Airlines generally go by who checked in last. Considerations would be a child(ren) and a family, an UM, someone that is disabled, etc. If she had checked in at T-24 she likely would have gotten a seat and no problem. You should not be compensated for being dumb.
Yet another example of the US needing real air passenger rights regulations, so that when passengers are overbooked, significantly delayed, or canceled by the airline, they get refunds or rebooking and baseline compensation. $400 does seem reasonable. Why they didn’t pay is odd.
As for the using AI to be your lawyers, that’s not great way to win your case, but it’s something.
@George Romey — Nice speculating based on nothing, and anti-consumer sentiments, like usual.
Uh oh. View from the Wing hacked?
@ Joshua K
Haha right! Does Gary write porn on the side?
Caught my attention 😀
It sounds like she created the situation to make some money. She is a lawyer so she cannot claim low IQ. Maybe last minute booking on an airline known to overbook. No attempt to check in as early as possible online. Refused a voucher for probably a lot more than the seat cost. No described attempt to get to her reunion using another airline. Carefully put together story about being made fun of because of being Indian. Using an AI program to make up fake citations when AI is known to fake what it presents. Personally I think the whole situation was fabricated.
The good old FAA Rule 240 referred to an old, pre-deregulation federal regulation (FAA Rule 240) that required airlines to rebook passengers on any carrier’s faster flight if their original flight was delayed or canceled due to the airline’s fault Note: “airline’s fault”. Weather, force majeure and the like were NOT covered. However, lack of crew, maintenance issues, etc. were covered. It has been replaced by the airline’s “contract of carriage”. How many have actually read it?? Read it and weep. I love the fact that her license to practice law has now been referred back to her state’s licensing board. I didn’t know that “Cracker Jacks” had law licenses in the box. That’ll teach her!
@jns “She is a lawyer so she cannot claim low IQ.”
Uhhhhhh………. That’s an unsupported statement.
Also, I feel she shouldn’t have had any further punishment. Folks, she was headed from Philly….. To St Louis….. via ORLANDO……on Frontier.
Seems to me like having to live the life she made for herself is punishment enough. Might even reach the threshold for “cruel and unusual”
Why do I feel like she went Karen on them when she didn’t get on the flight and perhaps doesn’t even understand all of what happened?

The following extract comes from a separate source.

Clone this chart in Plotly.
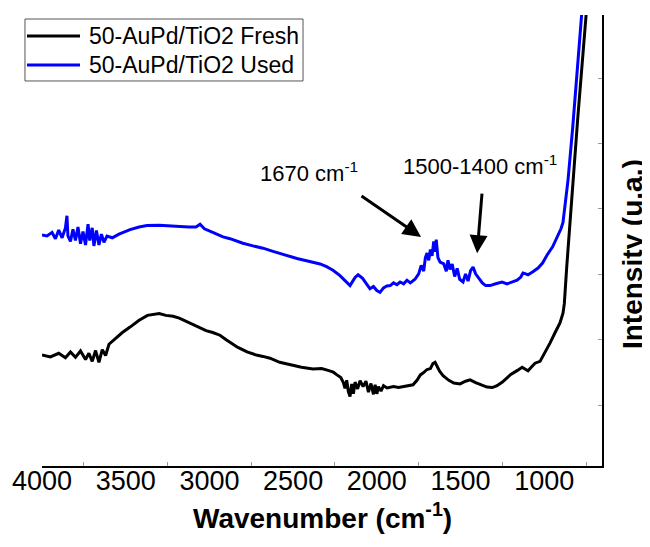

I’m thinking the money was likely offered but she was still demanding the impossible and knew that accepting it precluded other solutions.
I don’t know the schedule that day, but 52 weeks later there are 5 nonstops between PHL and STL. Or you could connect in DTW or ORD, but MCO?
@Win Whitmire — We really need Rule 240 back, and a true air passenger rights scheme that’ll compensate affected passengers properly. Travel insurance helps but it isn’t enough sometimes. Currently, we’re mostly getting screwed with little recourse these days. *sigh*
@L737, @OtherSteve, @Joshua K, @paul — Uh oh. What’d I miss?!